Set task » Print all of the lines exactly. Any picture among them stays out.

Supplied data »
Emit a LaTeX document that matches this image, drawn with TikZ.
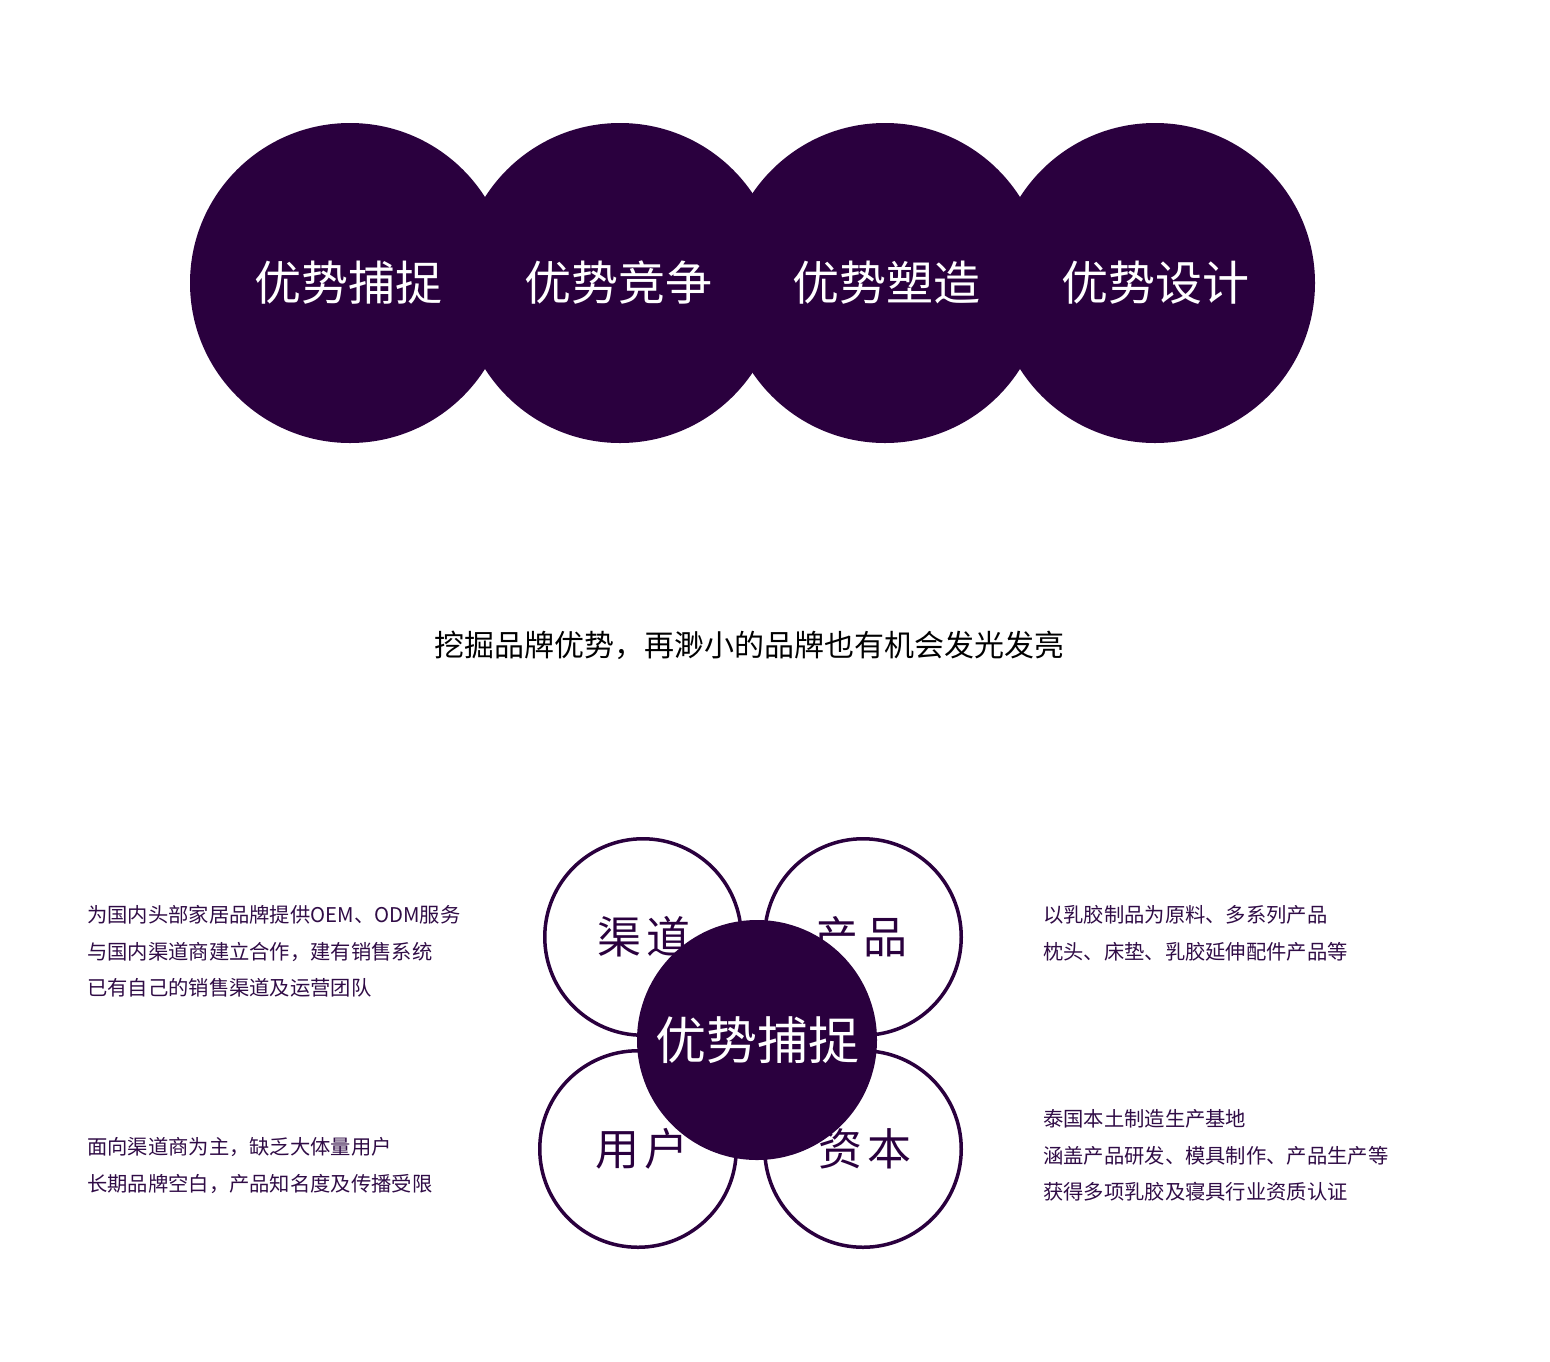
\documentclass[tikz,border=0pt]{standalone}
\usepackage{fontspec}
\setmainfont{Noto Sans CJK SC}
\definecolor{deep}{RGB}{42,0,62}
\definecolor{sidetxt}{RGB}{48,12,70}
\begin{document}
\begin{tikzpicture}[x=1pt,y=-1pt,
  bigdisc/.style={circle,fill=deep,minimum size=320pt,inner sep=0pt},
  toplabel/.style={inner sep=0pt,text=white,font=\fontsize{47}{51}\selectfont},
  ring/.style={circle,draw=deep,line width=3.5pt,fill=white,minimum size=196.5pt,inner sep=0pt,text=deep,font=\fontsize{44}{48}\selectfont},
  hub/.style={circle,fill=deep,minimum size=240pt,inner sep=0pt,text=white,font=\fontsize{51}{55}\selectfont},
  sidenote/.style={anchor=west,inner sep=0pt,text=sidetxt,font=\fontsize{20.3}{22}\selectfont},
  slogan/.style={inner sep=0pt,text=black,font=\fontsize{30}{34}\selectfont}]
\useasboundingbox (0,0) rectangle (1550,1361);
% top row
\node[bigdisc] (c1) at (350,283) {};
\node[bigdisc] (c2) at (620,283) {};
\node[bigdisc] (c3) at (885,283) {};
\node[bigdisc] (c4) at (1155,283) {};
\node[toplabel] (t1) at (348,283) {优势捕捉};
\node[toplabel] (t2) at (618,283) {优势竞争};
\node[toplabel] (t3) at (886,283) {优势塑造};
\node[toplabel] (t4) at (1155,283) {优势设计};
% slogan
\node[slogan] (s) at (749,645) {挖掘品牌优势，再渺小的品牌也有机会发光发亮};
% bottom rings
\node[ring] (r1) at (643,937) {};
\node[ring] (r2) at (863,937) {};
\node[ring] (r3) at (638,1149) {};
\node[ring] (r4) at (863,1149) {};
\node[inner sep=0pt,text=deep,font=\fontsize{44}{48}\selectfont] (q1) at (644,937) {渠\hspace{6pt}道};
\node[inner sep=0pt,text=deep,font=\fontsize{44}{48}\selectfont] (q2) at (861,937) {产\hspace{6pt}品};
\node[inner sep=0pt,text=deep,font=\fontsize{44}{48}\selectfont] (q3) at (642,1149) {用\hspace{6pt}户};
\node[inner sep=0pt,text=deep,font=\fontsize{44}{48}\selectfont] (q4) at (865,1149) {资\hspace{6pt}本};
\node[hub] (h) at (757,1040) {优势捕捉};
% side notes
\node[sidenote] (l1) at (87,915) {为国内头部家居品牌提供OEM、ODM服务};
\node[sidenote] (l2) at (87,952) {与国内渠道商建立合作，建有销售系统};
\node[sidenote] (l3) at (87,988) {已有自己的销售渠道及运营团队};
\node[sidenote] (l4) at (87,1147) {面向渠道商为主，缺乏大体量用户};
\node[sidenote] (l5) at (87,1184) {长期品牌空白，产品知名度及传播受限};
\node[sidenote] (p1) at (1043,915) {以乳胶制品为原料、多系列产品};
\node[sidenote] (p2) at (1043,952) {枕头、床垫、乳胶延伸配件产品等};
\node[sidenote] (p3) at (1043,1119) {泰国本土制造生产基地};
\node[sidenote] (p4) at (1043,1156) {涵盖产品研发、模具制作、产品生产等};
\node[sidenote] (p5) at (1043,1192) {获得多项乳胶及寝具行业资质认证};
\end{tikzpicture}
\end{document}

Solution for this exercise »
Emit a LaTeX document that matches this image, drawn with TikZ.
\documentclass[tikz,border=0pt]{standalone}
\usepackage{fontspec}
\setmainfont{Noto Sans CJK SC}
\definecolor{deep}{RGB}{42,0,62}
\definecolor{sidetxt}{RGB}{48,12,70}
\begin{document}
\begin{tikzpicture}[x=1pt,y=-1pt,
  bigdisc/.style={circle,fill=deep,minimum size=320pt,inner sep=0pt},
  toplabel/.style={inner sep=0pt,text=white,font=\fontsize{47}{51}\selectfont},
  ring/.style={circle,draw=deep,line width=3.5pt,fill=white,minimum size=196.5pt,inner sep=0pt,text=deep,font=\fontsize{44}{48}\selectfont},
  hub/.style={circle,fill=deep,minimum size=240pt,inner sep=0pt,text=white,font=\fontsize{51}{55}\selectfont},
  sidenote/.style={anchor=west,inner sep=0pt,text=sidetxt,font=\fontsize{20.3}{22}\selectfont},
  slogan/.style={inner sep=0pt,text=black,font=\fontsize{30}{34}\selectfont}]
\useasboundingbox (0,0) rectangle (1550,1361);
% top row
\node[bigdisc] (c1) at (350,283) {};
\node[bigdisc] (c2) at (620,283) {};
\node[bigdisc] (c3) at (885,283) {};
\node[bigdisc] (c4) at (1155,283) {};
\node[toplabel] (t1) at (348,283) {优势捕捉};
\node[toplabel] (t2) at (618,283) {优势竞争};
\node[toplabel] (t3) at (886,283) {优势塑造};
\node[toplabel] (t4) at (1155,283) {优势设计};
% slogan
\node[slogan] (s) at (749,645) {挖掘品牌优势，再渺小的品牌也有机会发光发亮};
% bottom rings
\node[ring] (r1) at (643,937) {};
\node[ring] (r2) at (863,937) {};
\node[ring] (r3) at (638,1149) {};
\node[ring] (r4) at (863,1149) {};
\node[inner sep=0pt,text=deep,font=\fontsize{44}{48}\selectfont] (q1) at (644,937) {渠\hspace{6pt}道};
\node[inner sep=0pt,text=deep,font=\fontsize{44}{48}\selectfont] (q2) at (861,937) {产\hspace{6pt}品};
\node[inner sep=0pt,text=deep,font=\fontsize{44}{48}\selectfont] (q3) at (642,1149) {用\hspace{6pt}户};
\node[inner sep=0pt,text=deep,font=\fontsize{44}{48}\selectfont] (q4) at (865,1149) {资\hspace{6pt}本};
\node[hub] (h) at (757,1040) {优势捕捉};
% side notes
\node[sidenote] (l1) at (87,915) {为国内头部家居品牌提供OEM、ODM服务};
\node[sidenote] (l2) at (87,952) {与国内渠道商建立合作，建有销售系统};
\node[sidenote] (l3) at (87,988) {已有自己的销售渠道及运营团队};
\node[sidenote] (l4) at (87,1147) {面向渠道商为主，缺乏大体量用户};
\node[sidenote] (l5) at (87,1184) {长期品牌空白，产品知名度及传播受限};
\node[sidenote] (p1) at (1043,915) {以乳胶制品为原料、多系列产品};
\node[sidenote] (p2) at (1043,952) {枕头、床垫、乳胶延伸配件产品等};
\node[sidenote] (p3) at (1043,1119) {泰国本土制造生产基地};
\node[sidenote] (p4) at (1043,1156) {涵盖产品研发、模具制作、产品生产等};
\node[sidenote] (p5) at (1043,1192) {获得多项乳胶及寝具行业资质认证};
\end{tikzpicture}
\end{document}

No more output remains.